DATASET CONTENT
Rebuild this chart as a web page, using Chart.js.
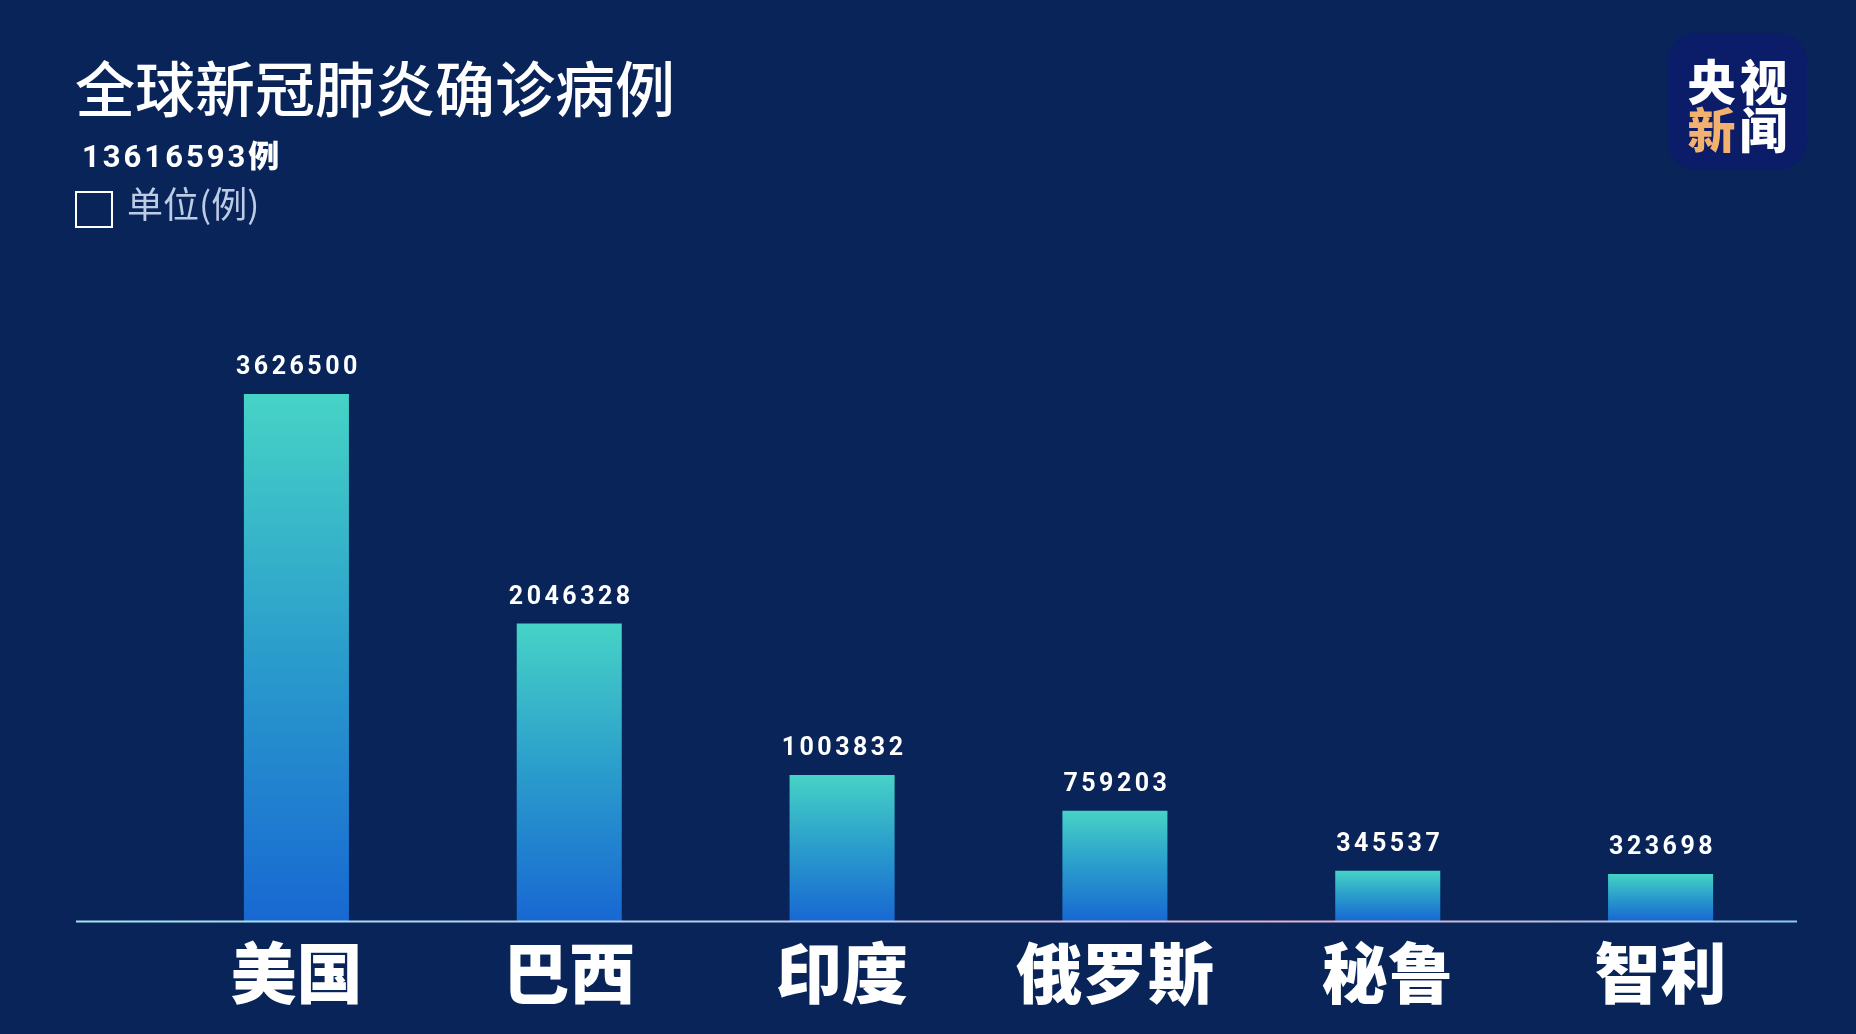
<!DOCTYPE html>
<html>
<head>
<meta charset="utf-8">
<script src="https://cdn.jsdelivr.net/npm/chart.js@4.4.0/dist/chart.umd.js"></script>
<style>
  html, body { margin: 0; padding: 0; background: #082458; }
  #wrap { position: relative; width: 1856px; height: 1034px; overflow: hidden; background: #082458; }
  #chart { position: absolute; left: 0; top: 0; }
  .title { position: absolute; left: 75px; top: 56px; font: 500 60px/1 "Noto Sans CJK SC", sans-serif; color: #ffffff; white-space: nowrap; }
  .total { position: absolute; left: 82px; top: 135px; font: 700 31px/1.2 Roboto, "Noto Sans CJK SC", sans-serif; color: #ffffff; letter-spacing: 3px; white-space: nowrap; }
  .total .cjk { font-family: "Noto Sans CJK SC", sans-serif; font-weight: 900; letter-spacing: 0; }
  .legend-box { position: absolute; left: 75px; top: 191px; width: 34px; height: 33px; border: 2px solid #ffffff; }
  .legend-text { position: absolute; left: 127px; top: 181px; font: 400 36px/1.2 "Noto Sans CJK SC", sans-serif; color: #bccbe6; white-space: nowrap; }
  .logo { position: absolute; left: 1668px; top: 33px; width: 139px; height: 137px; border-radius: 28px; background: #0b1c68; }
  .logo div { position: absolute; left: 0; width: 139px; text-align: center; font: 900 48px/1 "Noto Sans CJK SC", sans-serif; color: #ffffff; letter-spacing: 4px; text-indent: 4px; }
  .logo .r1 { top: 22px; }
  .logo .r2 { top: 70px; }
  .logo .xin { color: #f2b16e; }
</style>
</head>
<body>
<div id="wrap">
  <canvas id="chart" width="1856" height="1034"></canvas>
  <div class="title">全球新冠肺炎确诊病例</div>
  <div class="total"><span id="totalNum"></span><span class="cjk">例</span></div>
  <div class="legend-box"></div>
  <div class="legend-text">单位(例)</div>
  <div class="logo">
    <div class="r1">央视</div>
    <div class="r2"><span class="xin">新</span>闻</div>
  </div>
</div>
<script>
var countries = ['美国', '巴西', '印度', '俄罗斯', '秘鲁', '智利'];
var cases = [3626500, 2046328, 1003832, 759203, 345537, 323698];
var totalCases = 13616593;

document.getElementById('totalNum').textContent = totalCases;

// gradient per bar, teal on top, blue at the bottom
function barGradient(c) {
  var chart = c.chart;
  if (!chart.chartArea) return '#45d2c6';
  var y = chart.scales.y;
  var top = y.getPixelForValue(c.raw);
  var bot = y.getPixelForValue(0);
  var g = chart.ctx.createLinearGradient(0, top, 0, bot);
  g.addColorStop(0, '#46d3c6');
  g.addColorStop(0.5, '#2a9ccc');
  g.addColorStop(1, '#1868d2');
  return g;
}

var valueLabels = {
  id: 'valueLabels',
  afterDatasetsDraw: function(chart) {
    var ctx = chart.ctx;
    var meta = chart.getDatasetMeta(0);
    ctx.save();
    ctx.fillStyle = '#ffffff';
    ctx.font = '700 25px Roboto, sans-serif';
    ctx.letterSpacing = '3.5px';
    ctx.textAlign = 'center';
    ctx.textBaseline = 'alphabetic';
    meta.data.forEach(function(bar, i) {
      ctx.fillText(String(cases[i]), bar.x + 2, bar.y - 20);
    });
    ctx.restore();
  }
};

var baseLine = {
  id: 'baseLine',
  afterDatasetsDraw: function(chart) {
    var ctx = chart.ctx;
    var y = Math.round(chart.scales.y.getPixelForValue(0)) + 0.5;
    var x0 = 76, x1 = chart.chartArea.right;
    var g = ctx.createLinearGradient(x0, 0, x1, 0);
    g.addColorStop(0, '#a6e2f2');
    g.addColorStop(0.45, '#b9c8ee');
    g.addColorStop(0.7, '#e0b4cc');
    g.addColorStop(1, '#90c8f2');
    ctx.save();
    ctx.strokeStyle = g;
    ctx.lineWidth = 2;
    ctx.beginPath();
    ctx.moveTo(x0, y);
    ctx.lineTo(x1, y);
    ctx.stroke();
    ctx.restore();
  }
};

new Chart(document.getElementById('chart'), {
  type: 'bar',
  data: {
    labels: countries,
    datasets: [{
      label: '单位(例)',
      data: cases,
      backgroundColor: barGradient,
      borderWidth: 0,
      categoryPercentage: 1,
      barPercentage: 0.385
    }]
  },
  options: {
    responsive: false,
    animation: false,
    layout: { padding: { left: 160, right: 59, top: 296, bottom: 0 } },
    plugins: {
      legend: { display: false },
      tooltip: { enabled: false }
    },
    scales: {
      x: {
        grid: { display: false },
        border: { display: false },
        afterFit: function(scale) { scale.height = 113; },
        ticks: {
          color: '#ffffff',
          padding: 11,
          font: { family: '"Noto Sans CJK SC", sans-serif', size: 66, weight: 900, lineHeight: 1 }
        }
      },
      y: {
        display: false,
        min: 0,
        max: 4300000
      }
    }
  },
  plugins: [valueLabels, baseLine]
});
</script>
</body>
</html>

REQUEST
Your task is to return the lines above, from the first one up to and including the line containing "document.getElementById('totalNum').textContent = totalCases;", minus any pictures.

THE SOLUTION
Rebuild this chart as a web page, using Chart.js.
<!DOCTYPE html>
<html>
<head>
<meta charset="utf-8">
<script src="https://cdn.jsdelivr.net/npm/chart.js@4.4.0/dist/chart.umd.js"></script>
<style>
  html, body { margin: 0; padding: 0; background: #082458; }
  #wrap { position: relative; width: 1856px; height: 1034px; overflow: hidden; background: #082458; }
  #chart { position: absolute; left: 0; top: 0; }
  .title { position: absolute; left: 75px; top: 56px; font: 500 60px/1 "Noto Sans CJK SC", sans-serif; color: #ffffff; white-space: nowrap; }
  .total { position: absolute; left: 82px; top: 135px; font: 700 31px/1.2 Roboto, "Noto Sans CJK SC", sans-serif; color: #ffffff; letter-spacing: 3px; white-space: nowrap; }
  .total .cjk { font-family: "Noto Sans CJK SC", sans-serif; font-weight: 900; letter-spacing: 0; }
  .legend-box { position: absolute; left: 75px; top: 191px; width: 34px; height: 33px; border: 2px solid #ffffff; }
  .legend-text { position: absolute; left: 127px; top: 181px; font: 400 36px/1.2 "Noto Sans CJK SC", sans-serif; color: #bccbe6; white-space: nowrap; }
  .logo { position: absolute; left: 1668px; top: 33px; width: 139px; height: 137px; border-radius: 28px; background: #0b1c68; }
  .logo div { position: absolute; left: 0; width: 139px; text-align: center; font: 900 48px/1 "Noto Sans CJK SC", sans-serif; color: #ffffff; letter-spacing: 4px; text-indent: 4px; }
  .logo .r1 { top: 22px; }
  .logo .r2 { top: 70px; }
  .logo .xin { color: #f2b16e; }
</style>
</head>
<body>
<div id="wrap">
  <canvas id="chart" width="1856" height="1034"></canvas>
  <div class="title">全球新冠肺炎确诊病例</div>
  <div class="total"><span id="totalNum"></span><span class="cjk">例</span></div>
  <div class="legend-box"></div>
  <div class="legend-text">单位(例)</div>
  <div class="logo">
    <div class="r1">央视</div>
    <div class="r2"><span class="xin">新</span>闻</div>
  </div>
</div>
<script>
var countries = ['美国', '巴西', '印度', '俄罗斯', '秘鲁', '智利'];
var cases = [3626500, 2046328, 1003832, 759203, 345537, 323698];
var totalCases = 13616593;

document.getElementById('totalNum').textContent = totalCases;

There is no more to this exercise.